Question:
I have been pondering the question of whether life exists beyond this
solar system. Since there are so many millions of stars and planets, I
was thinking that the chances of life are very great. My former calculus
teacher, on the other hand, has an equation which he says assures me of
no other life. I don't believe that too much though. What do you think?
Replies:
There is an equation that is supposed to give the probability
of life elsewhere in our galaxy or elsewhere in universe. It's
called the Drake equation after Frank Drake the astronomer who first
proposed it. Most people use the Drake equation to show that life
MUST exist, it all depends on your choice of numbers that you plug
into the equation.
John Hawley
There was a very interesting commentary article in the last (May or
June) edition of Discover dealing precisely with this question.
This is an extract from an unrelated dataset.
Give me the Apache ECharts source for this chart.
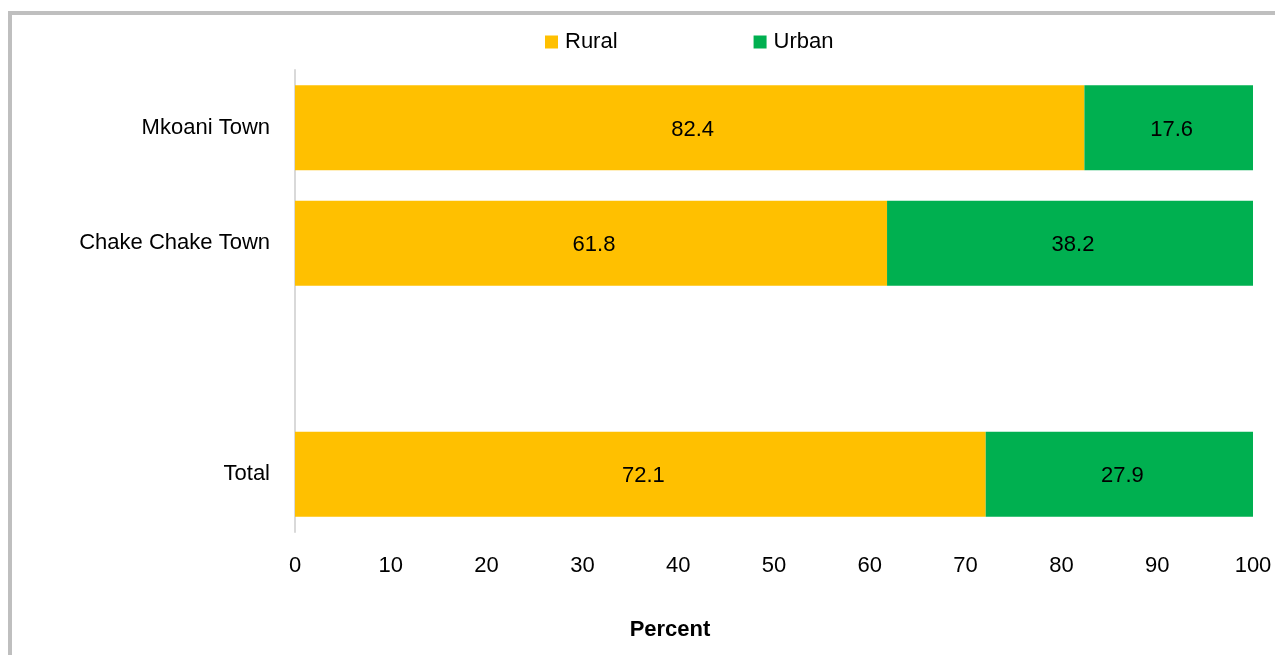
<!DOCTYPE html>
<html>
<head>
<meta charset="utf-8">
<script src="https://cdn.jsdelivr.net/npm/echarts@6/dist/echarts.min.js"></script>
<style>
  html, body { margin: 0; padding: 0; width: 1275px; height: 655px; overflow: hidden; background: #fff; }
  #frame {
    position: absolute; left: 8px; top: 11px; width: 1300px; height: 700px;
    border: 4px solid #bfbfbf; box-sizing: border-box;
  }
  #chartBox { position: absolute; left: 0; top: 0; width: 1275px; height: 655px; }
</style>
</head>
<body>
<div id="frame"></div>
<div id="chartBox"></div>
<script>
const categories = ["Mkoani Town", "Chake Chake Town", "", "Total"];
const rural = [82.4, 61.8, null, 72.1];
const urban = [17.6, 38.2, null, 27.9];
const xTicks = [0, 10, 20, 30, 40, 50, 60, 70, 80, 90, 100];

const font = "'Liberation Sans Narrow', 'Liberation Sans', Arial, sans-serif";

const chartFun = () => {
  const myChart = echarts.init(document.getElementById("chartBox"));
  const option = {
    animation: false,
    legend: {
      top: 26,
      left: 540,
      itemWidth: 13,
      itemHeight: 13,
      itemGap: 136,
      icon: "rect",
      textStyle: { fontFamily: font, fontSize: 22, color: "#000", padding: [0, 0, 0, 2] },
      data: ["Rural", "Urban"],
    },
    grid: { left: 295, right: 22, top: 70, bottom: 123, outerBoundsMode: "none" },
    xAxis: {
      type: "value",
      min: xTicks[0],
      max: xTicks[xTicks.length - 1],
      interval: 10,
      axisLine: { show: false },
      axisTick: { show: false },
      splitLine: { show: false },
      axisLabel: { fontFamily: font, fontSize: 22, color: "#000", margin: 23 },
    },
    yAxis: {
      type: "category",
      inverse: true,
      data: categories,
      axisLine: { show: true, lineStyle: { color: "#d9d9d9", width: 2 } },
      axisTick: { show: false },
      axisLabel: { fontFamily: font, fontSize: 22, color: "#000", margin: 25 },
    },
    graphic: [
      {
        type: "text",
        x: 670,
        y: 630,
        style: {
          text: "Percent",
          font: "bold 22px 'Liberation Sans', Arial, sans-serif",
          fill: "#000",
          textAlign: "center",
          textVerticalAlign: "middle",
        },
      },
    ],
    series: [
      {
        name: "Rural",
        type: "bar",
        stack: "total",
        barWidth: 85,
        itemStyle: { color: "#ffc000" },
        label: { show: true, position: "inside", fontFamily: font, fontSize: 22, color: "#000", offset: [3, 2] },
        data: rural,
      },
      {
        name: "Urban",
        type: "bar",
        stack: "total",
        barWidth: 85,
        itemStyle: { color: "#00b050" },
        label: { show: true, position: "inside", fontFamily: font, fontSize: 22, color: "#000", offset: [3, 2] },
        data: urban,
      },
    ],
  };
  myChart.setOption(option);
};

chartFun();
</script>
</body>
</html>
The author's
conclusion was that it was mathematically unlikely that intelligent life
can exist elsewhere in the galaxy which were technologically advanced
enough to attempt or respond to communication. In essence, he was
predicting that the SETI (Search for Extraterrestrial Intelligence) will
fail. He did not rule out that life could not exist, or that even
intelligent life could not exist elsewhere, but for that life to
evolve technologically to what humans have achieved would require so
many variables to fit that it would be statistically impossible.
But then again, before the sound barrier was broken, respected the
physicists "proved" that was impossible!